In the previous post – H – How to Get Prototypes Done – we pointed to a variety of resources to find help with prototyping including local universities, local inventors groups and others.

As I alluded to in that previous post, there are countless blogs and articles written concerning prototyping for inventors – which is good. But all of the discussion creates a perception that there is a “proper” or “correct” way to get your prototypes done – which is bad. Why? Every product is unique and, therefore, prototype requirements are also unique. It may be cliche, but the best way is what works best for you.

If you know what to expect from the process, then you can feel more confident that the path you are pursuing will be productive for you.

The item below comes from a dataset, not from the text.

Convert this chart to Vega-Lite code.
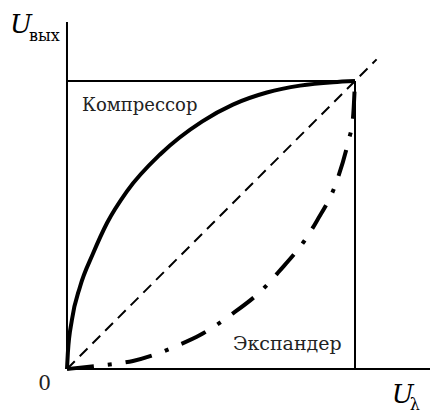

So, let’s talk about what to expect from the process with a few guidelines:

• Initial prototypes, even if crude, are of value
• The prototype process is not a “straight line”
• Anyone who helps you with prototypes should be willing to sign an NDA

Inventors are typically detail-oriented and tend towards being perfectionists. Sometimes they worry excessively about making their first prototype “just right.” This reluctance is counter-productive and can actually slow the process unnecessarily. Just get started and better designs and answers will come along the way.

Valuable insights come from constructing imperfect prototypes and examining the result. For my Savvy Caddy wallet, I initially wanted to round the corners of the wallet to make it easier to retrieve it from a back pocket. As I examined an early prototype (without rounded corners), it quickly became obvious that rounding the corners would substantially increase manufacturing costs with minimal perceived benefit to consumers.

Anyone who assists you with constructing prototypes should be willing to sign an NDA (non-disclosure agreement) and they should have no ownership of either your IP or your product (unless you choose to provide that to them). If they push back on the NDA, consider looking for someone else to assist you.